Military significance: Visual and Acoustic Surveillance and Monitoring, University of Maryland


Our vision of battlefield surveillance systems involves a distributed suite of heterogenous and relocatable sensors monitoring a large geographic area, in the context of a site model, for the entrances, exits, and activities of people and vehicles. Scarce human operators must monitor the outputs of the surveillance system, under constraints of limited bandwidth and possibly severe psychological pressure.

We envision a surveillance system for monitoring the urban battlefield, where the movements and actions of even a small number of individuals and equipment can lead to a great loss of life, and in which one must rely on incomplete and qualitative site modeling to control and focus perception systems.

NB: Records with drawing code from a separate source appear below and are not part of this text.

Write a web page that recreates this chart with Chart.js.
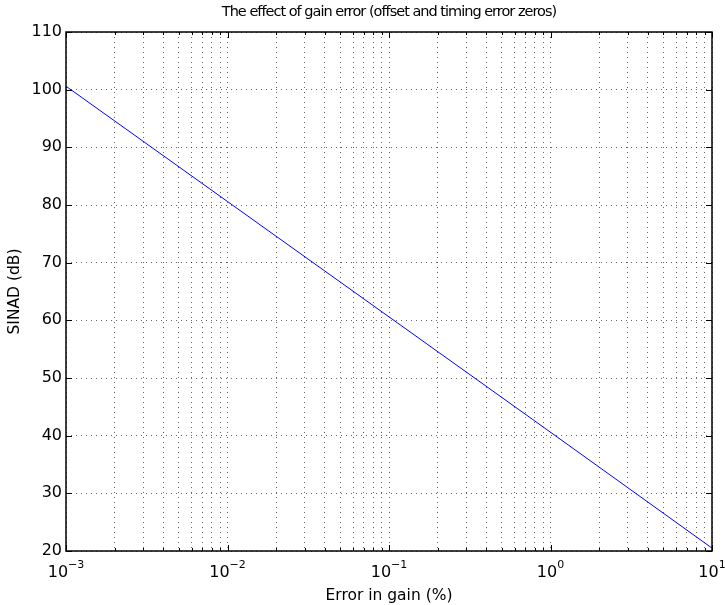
<!DOCTYPE html>
<html>
<head>
<meta charset="utf-8">
<script src="https://cdn.jsdelivr.net/npm/chart.js@4/dist/chart.umd.min.js"></script>
<style>
  html, body { margin: 0; padding: 0; background: #fff; }
  #wrap { width: 725px; height: 605px; }
</style>
</head>
<body>
<div id="wrap"><canvas id="chart" width="725" height="605"></canvas></div>
<script>
// datos
const gainError = [0.001, 0.01, 0.1, 1, 10];
const sinad = [100.6, 80.6, 60.6, 40.6, 20.5];
const xMajorTicks = [0.001, 0.01, 0.1, 1, 10];
const xExponents = ['-3', '-2', '-1', '0', '1'];
const yTicks = [20, 30, 40, 50, 60, 70, 80, 90, 100, 110];

const FONT = "'DejaVu Sans', sans-serif";

// ticks menores 2..9 de cada decada
function allLogTicks() {
  const out = [];
  for (let e = -3; e < 1; e++) {
    for (let m = 1; m < 10; m++) out.push(m * Math.pow(10, e));
  }
  out.push(10);
  return out;
}

// marco, ticks hacia dentro, titulo y etiquetas 10^n
const extras = {
  id: 'extras',
  afterDraw(chart) {
    const ctx = chart.ctx;
    const a = chart.chartArea;
    const xs = chart.scales.x, ys = chart.scales.y;
    ctx.save();
    ctx.strokeStyle = '#000';
    ctx.lineWidth = 1;
    ctx.setLineDash([]);
    // ticks eje x (abajo y arriba)
    allLogTicks().forEach(v => {
      const px = Math.round(xs.getPixelForValue(v)) + 0.5;
      const major = xMajorTicks.includes(v);
      const len = major ? 6 : 3;
      ctx.beginPath();
      ctx.moveTo(px, a.bottom); ctx.lineTo(px, a.bottom - len);
      ctx.moveTo(px, a.top); ctx.lineTo(px, a.top + len);
      ctx.stroke();
    });
    // ticks eje y
    yTicks.forEach(v => {
      const py = Math.round(ys.getPixelForValue(v)) + 0.5;
      ctx.beginPath();
      ctx.moveTo(a.left, py); ctx.lineTo(a.left + 6, py);
      ctx.moveTo(a.right, py); ctx.lineTo(a.right - 6, py);
      ctx.stroke();
    });
    // marco
    ctx.lineWidth = 1.5;
    ctx.strokeRect(a.left, a.top, a.right - a.left, a.bottom - a.top);

    // etiquetas del eje x con exponente
    ctx.fillStyle = '#000';
    ctx.textBaseline = 'alphabetic';
    xMajorTicks.forEach((v, i) => {
      const px = xs.getPixelForValue(v);
      ctx.font = '16px ' + FONT;
      const wBase = ctx.measureText('10').width;
      ctx.font = '11px ' + FONT;
      const exp = xExponents[i].replace('-', '\u2212');
      const wExp = ctx.measureText(exp).width;
      const x0 = px - (wBase + wExp) / 2;
      ctx.font = '16px ' + FONT;
      ctx.textAlign = 'left';
      ctx.fillText('10', x0, 577);
      ctx.font = '11px ' + FONT;
      ctx.fillText(exp, x0 + wBase, 568);
    });

    // titulo centrado sobre los ejes
    ctx.font = '14.5px ' + FONT;
    ctx.letterSpacing = '-1px';
    ctx.textAlign = 'center';
    ctx.textBaseline = 'middle';
    ctx.fillText('The effect of gain error (offset and timing error zeros)', (a.left + a.right) / 2, 12);
    ctx.restore();
  }
};

new Chart(document.getElementById('chart'), {
  type: 'line',
  data: {
    datasets: [{
      data: gainError.map((x, i) => ({ x: x, y: sinad[i] })),
      borderColor: '#0000ff',
      borderWidth: 1,
      pointRadius: 0,
      fill: false,
      tension: 0
    }]
  },
  options: {
    responsive: false,
    animation: false,
    layout: { padding: { top: 32, right: 13, left: 0, bottom: 0 } },
    plugins: {
      legend: { display: false },
      title: { display: false },
      tooltip: { enabled: false }
    },
    scales: {
      x: {
        type: 'logarithmic',
        min: 0.001,
        max: 10,
        afterBuildTicks: s => { s.ticks = allLogTicks().map(v => ({ value: v })); },
        afterFit: s => { s.height = 54; },
        ticks: { display: false },
        grid: {
          color: 'rgba(0,0,0,0.6)',
          lineWidth: 1,
          drawTicks: false
        },
        border: { display: false, dash: [1, 4] },
        title: {
          display: true,
          text: 'Error in gain (%)',
          color: '#000',
          font: { family: FONT, size: 15.5 },
          padding: { top: 3.5, bottom: 0 }
        }
      },
      y: {
        min: 20,
        max: 110,
        afterBuildTicks: s => { s.ticks = yTicks.map(v => ({ value: v })); },
        afterFit: s => { s.width = 66; },
        ticks: {
          color: '#000',
          font: { family: FONT, size: 16 },
          padding: 4
        },
        grid: {
          color: 'rgba(0,0,0,0.6)',
          lineWidth: 1,
          drawTicks: false
        },
        border: { display: false, dash: [1, 4] },
        title: {
          display: true,
          text: 'SINAD (dB)',
          color: '#000',
          font: { family: FONT, size: 15.5 },
          padding: { top: 5.5, bottom: 0 }
        }
      }
    }
  },
  plugins: [extras]
});
</script>
</body>
</html>
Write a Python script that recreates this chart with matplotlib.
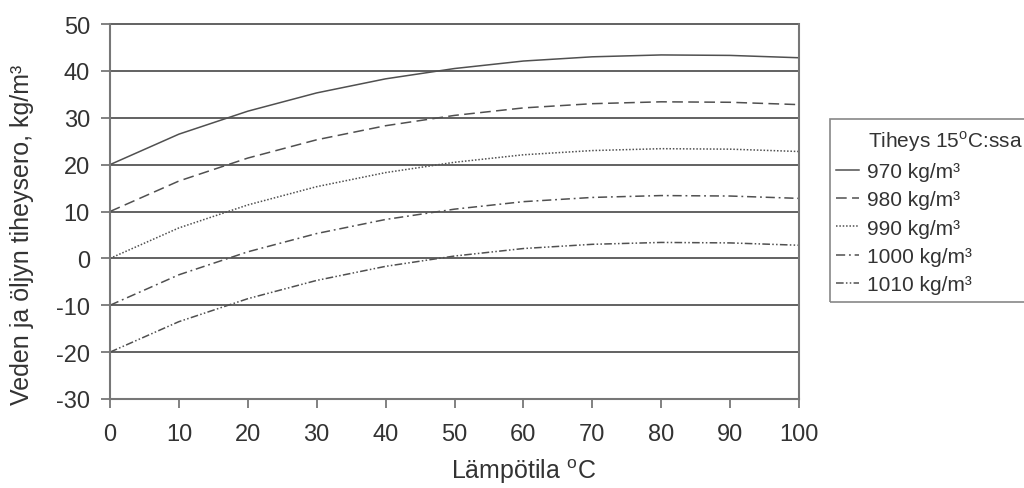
import matplotlib
matplotlib.use("Agg")
import matplotlib.pyplot as plt
from matplotlib.patches import Rectangle

plt.rcParams["font.family"] = ["Liberation Sans", "DejaVu Sans"]
plt.rcParams["mathtext.fontset"] = "custom"
plt.rcParams["mathtext.rm"] = "Liberation Sans"
plt.rcParams["axes.unicode_minus"] = False

temps = [0, 10, 20, 30, 40, 50, 60, 70, 80, 90, 100]
d970 = [20.0, 26.5, 31.4, 35.3, 38.3, 40.5, 42.1, 43.0, 43.4, 43.3, 42.8]
d980 = [10.0, 16.5, 21.4, 25.3, 28.3, 30.5, 32.1, 33.0, 33.4, 33.3, 32.8]
d990 = [0.0, 6.5, 11.4, 15.3, 18.3, 20.5, 22.1, 23.0, 23.4, 23.3, 22.8]
d1000 = [-10.0, -3.5, 1.4, 5.3, 8.3, 10.5, 12.1, 13.0, 13.4, 13.3, 12.8]
d1010 = [-20.0, -13.5, -8.6, -4.7, -1.7, 0.5, 2.1, 3.0, 3.4, 3.3, 2.8]
labels = ["970 kg/m³", "980 kg/m³", "990 kg/m³",
          "1000 kg/m³", "1010 kg/m³"]
legend_title = "Tiheys 15$^{\\rm o}$C:ssa"
xticks = [0, 10, 20, 30, 40, 50, 60, 70, 80, 90, 100]
yticks = [-30, -20, -10, 0, 10, 20, 30, 40, 50]

text_c = "#333333"
line_c = "#505050"
axis_c = "#777777"

fig = plt.figure(figsize=(10.24, 4.89), dpi=100)
ax = fig.add_axes([110 / 1024, 89 / 489, 689 / 1024, 375 / 489])

styles = ["-", (0, (7, 3.5)), (0, (1, 1.2)), (0, (6, 2.5, 1.2, 2.5)),
          (0, (5, 1.5, 1, 1.5, 1, 1.5))]
series = [d970, d980, d990, d1000, d1010]
for ys, ls, lab in zip(series, styles, labels):
    ax.plot(temps, ys, color=line_c, lw=1.1, linestyle=ls, label=lab)

ax.set_xlim(0, 100)
ax.set_ylim(-30, 50)
ax.set_xticks(xticks)
ax.set_yticks(yticks)
for y in yticks[1:]:
    ax.axhline(y, color="#555555", lw=1.3, zorder=0, clip_on=False)

ax.spines["top"].set_visible(False)
for side in ["left", "bottom", "right"]:
    ax.spines[side].set_color(axis_c)
    ax.spines[side].set_linewidth(1.5)

ax.tick_params(axis="both", direction="out", length=6.5, width=1.3,
               color=axis_c, labelcolor=text_c, labelsize=17)
ax.tick_params(axis="x", pad=11)
ax.tick_params(axis="y", pad=8)

fig.text(524 / 1024, 1 - 472 / 489, "Lämpötila $^{\\rm o}$C", fontsize=18,
         color=text_c, ha="center", va="center")
fig.text(22 / 1024, 1 - 235 / 489, "Veden ja öljyn tiheysero, kg/m³",
         fontsize=18, color=text_c, ha="center", va="center", rotation=90)

fig.patches.append(Rectangle((830 / 1024, 1 - 303 / 489), 0.3,
                             183 / 489, transform=fig.transFigure,
                             fill=False, edgecolor="#888888", lw=1.2))

fig.text(868 / 1024, 1 - 142 / 489, legend_title, fontsize=15,
         color=text_c, va="center", ha="left")
leg = fig.legend(loc="upper left", bbox_to_anchor=(836 / 1024, 1 - 163 / 489),
                 frameon=False, fontsize=15, handlelength=1.1,
                 handletextpad=0.4, labelspacing=0.45, borderaxespad=0,
                 borderpad=0)
for t in leg.get_texts():
    t.set_color(text_c)

fig.savefig("out.png", dpi=100)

In order for the surveillance system to monitor an area of any significant geographic extent, it must employ a suite of sensor platforms which, generally, must be relocatable to bring more surveillance power to bear on potentially interesting situations or simply to provide adequate coverage of a large surveillance site. However, to control the costs and complexity of the surveillance system, the number of sensor platforms must be limited. This suggests that the surveillance system should employ multiple levels of analysis of the area. Our research considers two levels - a coarse level in which a significant portion of the area is monitored at low resolution, and a fine level in which a much smaller area is monitored at much higher resolution.

Decades of research on vision systems have demonstrated that if they are to be employed in visually complex scenes, then they must be armed with prior knowledge about the structures in those scenes. In RADIUS this was reflected in the construction and employment of geometrically precise site models, which delineated and described the 3-D geometry of buildings, road networks, etc. In ground-based surveillance of urban areas, both time to deployment and the dynamic nature of the area dictate that these surveillance systems utilize less precise models of the environments in which they must operate. We envision a surveillance system in which site models contain information about building footprints, entrances, and rooflines, and additionally include information about roads, park areas, etc. The models will be used to control the visual and acoustic focus of attention and to provide a spatial context for interpretation.

Finally, a battlefield surveillance system must be able to reasonably infer what people and vehicles are doing from its sensor data analysis. This involves not only the detection and tracking of people and vehicles, but also some way to represent and interpret their individual and collective activities. This is clearly an enormous problem given the wide range of activities that people engage in. Our research focuses on several important classes of actions involving people, vehicles and buildings---entering, leaving, carrying, exchanging and acting suspiciously.